Den jüngsten Fall lösten die Chatverläufe des derzeitigen Wirtschaftsministers Wille Rydman aus, welche die Zeitung Helsingin Sanomat veröffentlichte. Im Jahr 2016 bezeichnete er Menschen aus dem Nahen Osten als „Affen“ und sich selbst als Nazi. Das Prekäre: Der damals 30-jährige Politiker war in einem Ausschuss für Verfassungsrecht. Und er war zu dieser Zeit noch Mitglied der liberalkonservativen „Nationalen Sammlung“ (KoK), die seit Mitte Juni mit Petteri Orpo den Regierungschef stellt.
Rydman ist Nachfolger von Vilhelm Junnila, der gerade zehn Tage im Amt seinen Posten räumte, unter anderem, da er in der Vergangenheit mit Hitler-Anspielungen aufgetreten war. „Obwohl es private Mitteilungen waren, können wir eine solche Sprache nicht akzeptieren“, so Orpo am Freitag vor den Medien, der sich zuvor zu einer weiteren Krisensitzung mit den Koalitionspartnern getroffen hatte. Der Konservative brachte auch seine Sorge um Finnlands Ansehen im Ausland zum Ausdruck.
Der Wirtschaftsminister erklärte zwar am Freitag via X (ehemals Twitter), er befürworte das Regierungsprogramm, das sich für die „Gleichheit aller Menschen“ einsetze. Zudem zitierte er eine Äußerung des Präsidenten der jüdischen Gemeinde in Helsinki, Yaron Nadbornik, welcher ihm in dem sozialen Netzwerk bescheinigte, kein Antisemit zu sein.
Zu seinen früheren Sprüchen wollte sich der 37-Jährige nicht äußern. Doch äußern könnte sich bald der kleine Koalitionspartner „Schwedische Volkspartei“ (RKP), der die schwedische Minderheit vertritt und liberal ausgerichtet ist.
Gewaltfantasien gegen Ausländer
Ein „Netzwerk“ der Partei hat sich in der schwedischsprachigen Zeitung HBL zu Wort gemeldet und weitere Rücktritte gefordert, sowie der Parteiführung einen Austritt aus der Koalition nahegelegt. Das Verhältnis dieser Partei zu den Basisfinnen war schon immer angespannt, da jene die Rechte der schwedischen Minderheit beschneiden wollen.

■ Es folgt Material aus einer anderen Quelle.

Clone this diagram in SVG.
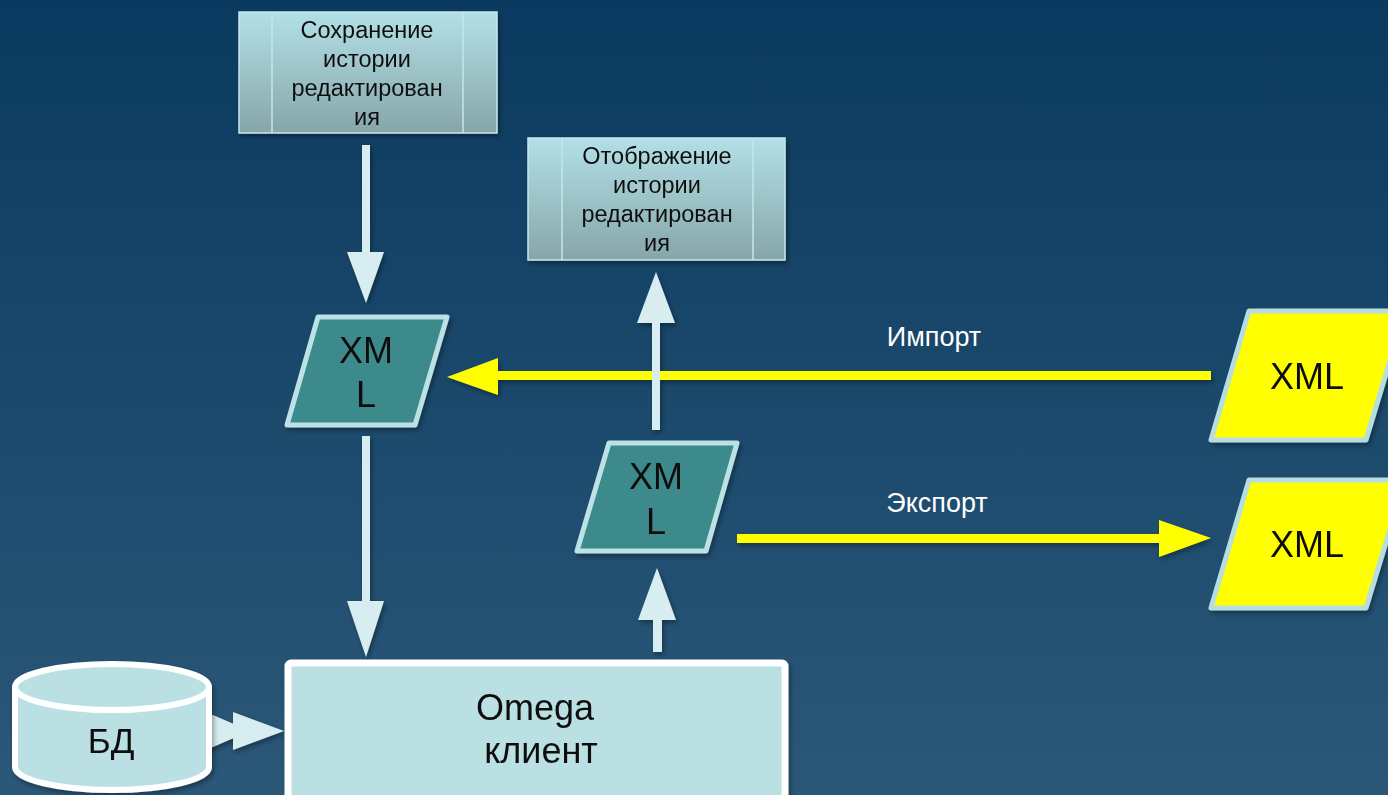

Immer wieder bemüht sich Riikka Purra, die Chefin der „Basisfinnen“, um Schadensbegrenzung. In einem Blogbeitrag hat sie diese Woche jeglichen Extremismus abgelehnt. Sie selbst ist jedoch Teil des Problems: So hatte sich die 44-jährige ehemalige Lehrerin Anfang Juli wegen vergangener Gewaltfantasien gegen Ausländer öffentlich entschuldigt.
Die Koalition von Petteri Orpo, zu der auch die konservativen Christdemokraten (KD) gehören, wurde in elf Wochen mühsam ausgehandelt. Im Fokus der Konservativen steht die Staatsverschuldung von 140 Milliarden Euro, die durch Kürzungen im Wohlfahrtsstaat reguliert werden soll.
Sprachbarriere
Der Wahlerfolg der Basisfinnen bei den Wahlen – sie erzielten nur zwei Sitze weniger als die Konservativen – erklärt sich auch durch eine stark ablehnende Haltung vieler Finnen gegen den Zuzug von Migranten. Besonders im Gesundheitswesen gibt es Probleme, da das ausländische Medizinpersonal oft die schwierige Sprache nicht beherrscht.
In aktuellen Medienberichten berichten jedoch auch Migranten, dass sie trotz Sprachkenntnisse aufgrund ihrer Hautfarbe abgelehnt werden. Ob Rydman mit seinen Sprüchen durchkommt, bleibt noch offen. Er war schon zuvor umstritten, da ihm Frauen sexuelle Belästigung vorgeworfen hatten, woraufhin er die Partei der Konservativen im vergangenen Jahr verlassen musste. Petteri Orpo wollte gegenüber den finnischen Medien hierzu noch keine Antwort geben. Eine überzeugende Figur macht er dabei nicht.